High-fidelity simulation of ship and linear shear current interaction

In this paper, the hydrodynamic performance of KCS (KRISO Container Ship) in the presence of a non-uniform shear current is investigated for the first time using high-fidelity CFD (Computational Fluid Dynamics) simulations. Various shear current strength conditions Frs with different directions were considered and results were compared to the ones with no shear current. The studies were conducted for the ship advancing at Fr = 0.26, 0.367. The focus is laid on the shear current effects on the ship resistance as well as the free surface elevation, pressure distribution, vortex structures, boundary layer, and nominal wake. Results showed that the presence of the shear current affects the hydrodynamic performance of the ship profoundly such that it increases/decreases the ship resistance in heading/following shear current with the largest change for the cases with the strongest shear current. The viscous resistance is dominant at Fr = 0.26 for all shear current conditions while the wave resistance is dominant for most cases at Fr = 0.367. The wave resistance reduces as the shear current direction varies from head to following shear current, similar to the theoretical model predictions. The viscous component follows a similar trend.

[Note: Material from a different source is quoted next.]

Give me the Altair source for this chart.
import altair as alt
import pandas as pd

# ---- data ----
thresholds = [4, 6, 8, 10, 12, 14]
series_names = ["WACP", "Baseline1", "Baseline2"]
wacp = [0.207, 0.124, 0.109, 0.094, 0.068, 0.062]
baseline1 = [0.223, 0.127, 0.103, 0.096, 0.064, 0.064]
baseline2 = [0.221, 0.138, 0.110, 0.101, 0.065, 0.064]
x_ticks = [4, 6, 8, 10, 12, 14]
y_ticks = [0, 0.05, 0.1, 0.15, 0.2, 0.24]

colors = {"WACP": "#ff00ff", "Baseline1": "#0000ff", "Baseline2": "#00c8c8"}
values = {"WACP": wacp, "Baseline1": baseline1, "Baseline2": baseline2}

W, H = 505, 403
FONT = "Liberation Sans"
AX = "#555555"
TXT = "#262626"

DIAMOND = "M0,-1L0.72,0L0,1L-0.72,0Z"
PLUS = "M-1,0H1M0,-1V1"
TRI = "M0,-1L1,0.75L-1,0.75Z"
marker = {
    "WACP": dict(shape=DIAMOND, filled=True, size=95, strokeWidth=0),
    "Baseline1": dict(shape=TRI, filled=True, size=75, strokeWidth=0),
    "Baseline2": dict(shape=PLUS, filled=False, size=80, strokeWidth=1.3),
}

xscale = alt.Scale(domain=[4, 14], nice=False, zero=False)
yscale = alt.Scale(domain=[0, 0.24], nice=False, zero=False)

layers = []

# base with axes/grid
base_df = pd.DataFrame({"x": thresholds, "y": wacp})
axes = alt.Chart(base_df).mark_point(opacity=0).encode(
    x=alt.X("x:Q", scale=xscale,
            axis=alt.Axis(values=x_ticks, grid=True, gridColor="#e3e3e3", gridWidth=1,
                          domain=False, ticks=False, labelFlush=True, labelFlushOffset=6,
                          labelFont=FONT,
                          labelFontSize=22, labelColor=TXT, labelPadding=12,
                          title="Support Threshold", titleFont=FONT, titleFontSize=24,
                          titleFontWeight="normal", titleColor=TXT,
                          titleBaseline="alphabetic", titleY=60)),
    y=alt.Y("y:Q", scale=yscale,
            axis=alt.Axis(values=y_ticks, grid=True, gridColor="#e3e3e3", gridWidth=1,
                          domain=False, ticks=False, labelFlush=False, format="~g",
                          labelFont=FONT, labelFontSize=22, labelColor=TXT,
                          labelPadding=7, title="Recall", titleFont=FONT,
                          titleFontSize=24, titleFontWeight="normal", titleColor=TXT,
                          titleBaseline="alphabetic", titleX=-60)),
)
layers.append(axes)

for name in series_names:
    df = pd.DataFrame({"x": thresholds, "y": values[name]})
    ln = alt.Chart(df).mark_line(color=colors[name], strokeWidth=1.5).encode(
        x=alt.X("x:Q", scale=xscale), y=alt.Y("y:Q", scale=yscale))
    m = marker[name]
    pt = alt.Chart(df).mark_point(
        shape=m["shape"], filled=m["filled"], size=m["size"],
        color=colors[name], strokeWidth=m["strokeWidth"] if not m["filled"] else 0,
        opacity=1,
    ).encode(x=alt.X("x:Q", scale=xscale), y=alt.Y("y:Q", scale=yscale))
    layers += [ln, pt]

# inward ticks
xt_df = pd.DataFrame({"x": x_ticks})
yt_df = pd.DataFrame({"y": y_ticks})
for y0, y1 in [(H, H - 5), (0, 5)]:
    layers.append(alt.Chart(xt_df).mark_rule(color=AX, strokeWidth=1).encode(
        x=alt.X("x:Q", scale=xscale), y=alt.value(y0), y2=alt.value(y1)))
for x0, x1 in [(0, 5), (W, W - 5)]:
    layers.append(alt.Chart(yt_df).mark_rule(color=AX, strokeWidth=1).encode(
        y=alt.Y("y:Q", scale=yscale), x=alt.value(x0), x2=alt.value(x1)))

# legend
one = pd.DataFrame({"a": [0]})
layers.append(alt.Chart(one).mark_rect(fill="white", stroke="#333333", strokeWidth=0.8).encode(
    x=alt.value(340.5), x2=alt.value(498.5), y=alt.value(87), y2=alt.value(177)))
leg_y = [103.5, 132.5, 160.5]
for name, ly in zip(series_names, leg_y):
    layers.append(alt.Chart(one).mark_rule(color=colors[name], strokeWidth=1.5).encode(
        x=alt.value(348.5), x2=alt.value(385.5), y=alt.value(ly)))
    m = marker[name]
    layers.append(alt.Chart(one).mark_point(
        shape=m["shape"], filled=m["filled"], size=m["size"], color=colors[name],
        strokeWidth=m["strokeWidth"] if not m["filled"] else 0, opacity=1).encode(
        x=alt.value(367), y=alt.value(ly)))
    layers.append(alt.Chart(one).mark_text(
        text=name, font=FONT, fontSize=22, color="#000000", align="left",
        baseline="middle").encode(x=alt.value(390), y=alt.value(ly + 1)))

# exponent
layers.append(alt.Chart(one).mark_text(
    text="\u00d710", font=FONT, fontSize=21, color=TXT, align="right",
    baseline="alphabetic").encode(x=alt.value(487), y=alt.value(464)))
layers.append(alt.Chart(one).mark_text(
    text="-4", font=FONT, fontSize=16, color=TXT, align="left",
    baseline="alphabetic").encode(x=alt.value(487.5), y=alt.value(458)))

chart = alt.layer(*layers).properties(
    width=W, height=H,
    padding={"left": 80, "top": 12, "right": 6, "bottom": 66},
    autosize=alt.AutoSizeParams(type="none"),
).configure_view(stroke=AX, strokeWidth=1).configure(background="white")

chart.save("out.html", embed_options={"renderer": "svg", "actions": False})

The lateral resistance generated by the cross flow in beam shear current increases with the increase of Frs and the reduce of Fr and it is strongly dominated by the lateral pressure resistance. The Kelvin angle reduces in the head shear current and increases in the following shear current while the beam shear current reduces the Kelvin angle on the windward side of the ship and increases on the leeward side. The shear current also altered the transverse wavelength such that it increased in head shear current and reduced in following shear current. The predicted Kelvin angles and transverse wavelengths confirmed the finding of simplified theories on ship-shear current interaction. The presence of shear current also significantly affects the boundary layer, vortical structures, and the wake field.